Warren Miller’s Dynasty – A Review

Warren Miller's Dynasty

Warren Miller's Dynasty

This past Friday night in Boston some of the ApresSki elite and friends went to see the Boston premier of Warren Millers latest film, Dynasty.  After waiting outside the theater for a short while, jockeying for position and selling an extra ticket, we made our way inside the theater and eagerly awaited the start of the film.

This year’s film delivered all you would expect from a Warren Miller production –  big-mountain skiing, epic powder days, epic crashes, and gorgeous photography from all across the world.  This year’s film moved a little bit away from the park and pipe and more towards big mountain adventure (though there was still plenty of park, pipe, and big air to satisfy anyone).  Some of the corners of the globe visited this year were Idaho, Canada, Norway, and China.  The scenes from the Norway portion were pretty incredible – the skiers jumping out of an inflatable onto the beach, strapping on their sticks and skinning up some peaks that jutted straight out of the ocean.  The cinematography was amazing, as they had shots of these skiers carving along a ridge that dropped straight down what seemed thousands of feet to the ocean.

A group favorite was the focus on the mono skiers from the Winter X games in Aspen, CO.  I’m just going to throw this out there – these guys are nuts, and extremely talented to boot.  The cajones it must take to sit down in one of those mono skis and race down the Skier X course is incredible.  They intersperse shots of the race, the wrecks, and some powder days with these skiers, and it is very well done.
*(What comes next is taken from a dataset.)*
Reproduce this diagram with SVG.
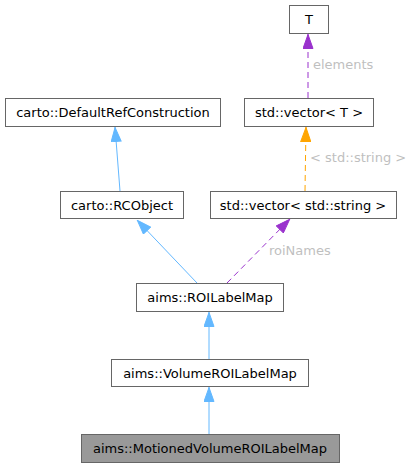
<svg xmlns="http://www.w3.org/2000/svg" width="410" height="468" viewBox="0 0 410 468">
<style>
.box{fill:#fff;stroke:#666;stroke-width:1}
.cur{fill:#999;stroke:#666;stroke-width:1}
text{font-family:"DejaVu Sans",sans-serif;font-size:13px}
.lbl{text-anchor:middle;fill:#000}
.el{fill:#bfbfbf}
.inh{stroke:#63b8ff;fill:none}
.pur{stroke:#9a32cd;fill:none;stroke-dasharray:6,4}
.org{stroke:#ffa500;fill:none;stroke-dasharray:6,4}
</style>
<defs>
<marker id="ab" markerWidth="15" markerHeight="11" refX="15" refY="5.5" orient="auto" markerUnits="userSpaceOnUse" viewBox="0 0 15 11"><path d="M0.5,0.5 L14.5,5.5 L0.5,10.5 Z" fill="#63b8ff" stroke="#63b8ff"/></marker>
<marker id="ap" markerWidth="15" markerHeight="11" refX="15" refY="5.5" orient="auto" markerUnits="userSpaceOnUse" viewBox="0 0 15 11"><path d="M0.5,0.5 L14.5,5.5 L0.5,10.5 Z" fill="#9a32cd" stroke="#9a32cd"/></marker>
<marker id="ao" markerWidth="15" markerHeight="11" refX="15" refY="5.5" orient="auto" markerUnits="userSpaceOnUse" viewBox="0 0 15 11"><path d="M0.5,0.5 L14.5,5.5 L0.5,10.5 Z" fill="#ffa500" stroke="#ffa500"/></marker>
</defs>
<g id="connectors">
<path class="pur" d="M308,98 L308,34" marker-end="url(#ap)"/>
<text class="el" x="313" y="69">elements</text>
<path class="org" d="M305,191 L306,127" marker-end="url(#ao)"/>
<text class="el" x="310" y="162">&lt; std::string &gt;</text>
<path class="inh" d="M120,191 L115,127" marker-end="url(#ab)"/>
<path class="inh" d="M197,283 L137,220" marker-end="url(#ab)"/>
<path class="pur" d="M227,283 L290,219" marker-end="url(#ap)"/>
<text class="el" x="269" y="255">roiNames</text>
<path class="inh" d="M209,359 L209,312" marker-end="url(#ab)"/>
<path class="inh" d="M209,434 L209,387" marker-end="url(#ab)"/>
</g>
<g id="node-T"><rect class="box" x="289.5" y="5.5" width="39" height="28"/><text class="lbl" x="309" y="24">T</text></g>
<g id="node-vectorT"><rect class="box" x="244.5" y="98.5" width="129" height="28"/><text class="lbl" x="309" y="117">std::vector&lt; T &gt;</text></g>
<g id="node-DefaultRefConstruction"><rect class="box" x="5.5" y="98.5" width="215" height="28"/><text class="lbl" x="113" y="117">carto::DefaultRefConstruction</text></g>
<g id="node-RCObject"><rect class="box" x="60.5" y="191.5" width="123" height="27"/><text class="lbl" x="122" y="209.5">carto::RCObject</text></g>
<g id="node-vectorString"><rect class="box" x="210.5" y="191.5" width="186" height="27"/><text class="lbl" x="303" y="209.5">std::vector&lt; std::string &gt;</text></g>
<g id="node-ROILabelMap"><rect class="box" x="136.5" y="283.5" width="147" height="28"/><text class="lbl" x="210" y="302">aims::ROILabelMap</text></g>
<g id="node-VolumeROILabelMap"><rect class="box" x="111.5" y="359.5" width="197" height="27"/><text class="lbl" x="210" y="377.5">aims::VolumeROILabelMap</text></g>
<g id="node-MotionedVolumeROILabelMap"><rect class="cur" x="81.5" y="434.5" width="258" height="28"/><text class="lbl" x="210" y="453">aims::MotionedVolumeROILabelMap</text></g>
</svg>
There are constant reminders of the past throughout the film, with photos, videos, and sound clips snuck in over the entire course.  It’s interesting to see the changes in style throughout Warren Miller’s time creating these films, and it will be even more interesting to see where skiing goes in the future.   It’s clear that the boundaries of skiing have been pushed far over the past 60 years, and it’s clear they will continue to be pushed in the next 60.